2リーグで全国制覇…関メディベースボール学院総監督が語る強いチームづくり

 勝てるチームをつくるにはどうすれば良いのか。多くの指導者が直面する悩みに名将が答えた。昨年、ヤングとポニー、2つのリーグで全国制覇を果たした兵庫県の中学硬式チーム「関メディベースボール学院」(以下、関メディ)の井戸伸年監総監督が1月31日、野球育成技術向上プログラム「TURNING POINT」のイベントに出演。チーム力を上げる選手との接し方や、指導者の役割を明かした。

 関メディは昨年、ヤングとポニーで全国2冠の偉業を成し遂げた。チームを率いる井戸総監督は「TURNING POINT」のイベント「全国V監督3名が生回答 オンライン指導相談会」で、参加者から強いチームをつくる方法を問われ、こう回答した。

「選手を生かすチームづくりを意識しています。
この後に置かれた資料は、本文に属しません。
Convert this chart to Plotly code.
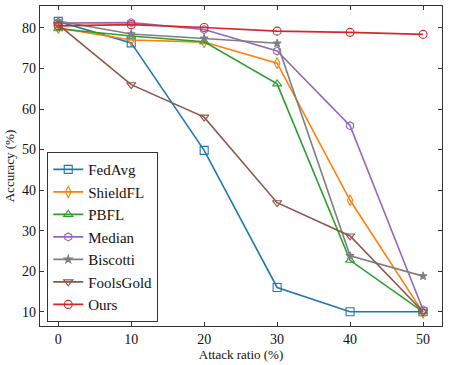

指導者が選手の特徴を知るだけではなく、選手も自分の特徴を知ることが大切です。選手との面談でも、セルフマネジメントの重要性を伝えています」

 チームを強くする手段や要因は1つではない。技術力の向上や野球の知識は不可欠になる。その上で、井戸総監督は個々の選手が生きるチームづくりを大切にしている。

 スタメンで試合に出ている選手以外の役割も重要視し「ベンチ入りに25人の枠があるなら、指導者も選手も25ピースで1つの絵を完成させるイメージを持ちます。怪我をした選手や調子の悪い選手が出た時を想定して、それぞれの役割を考えます。ベンチスタートでも大事な役割があります」と話す。

 選手を生かすにはプレーの特徴を把握することはもちろん、性格やコンディションを見極める必要がある。関メディでは指導者同士が日ごろから積極的に話をして、各コーチやトレーナーの意見、選手の状態などを記した日報をグループLINEで共有している。井戸総監督は「指導者間の会話はすごく多いです。それぞれ専門が違うので学びもありますし、指導者の成長が選手の成長につながると思っています」と語った。

選手の性格や状態を知るための“笑い”「自分の失敗談も話す」

 選手との距離感も大切にしている。専門知識を持つ指導者が、技術や練習方法を惜しみなく伝える。選手の自主性という言葉が最近は広がっているが、井戸総監督は「選手は中学生なので、大人が伝えるべきことはどんどん伝えていくべきだと思います」と話す。指導者は選手が理想とする姿を共有し、練習の目的を伝えながら二人三脚で目標を目指していく。

 選手の性格やコンディションを知るために大切にしているのは「笑い」。指導者が明るい雰囲気をつくり、選手が何でも気軽に話せる関係を築く。

 井戸総監督は「自分の失敗談を話すことは多いですね。中学生は想像していないようなミスをしますが、それを大人が楽しむこと。選手は一発芸をしますし、チームとして常に笑いを求めています」と笑う。全国制覇は偶然、成し遂げられるものではない。強いチームには理念や理由がある。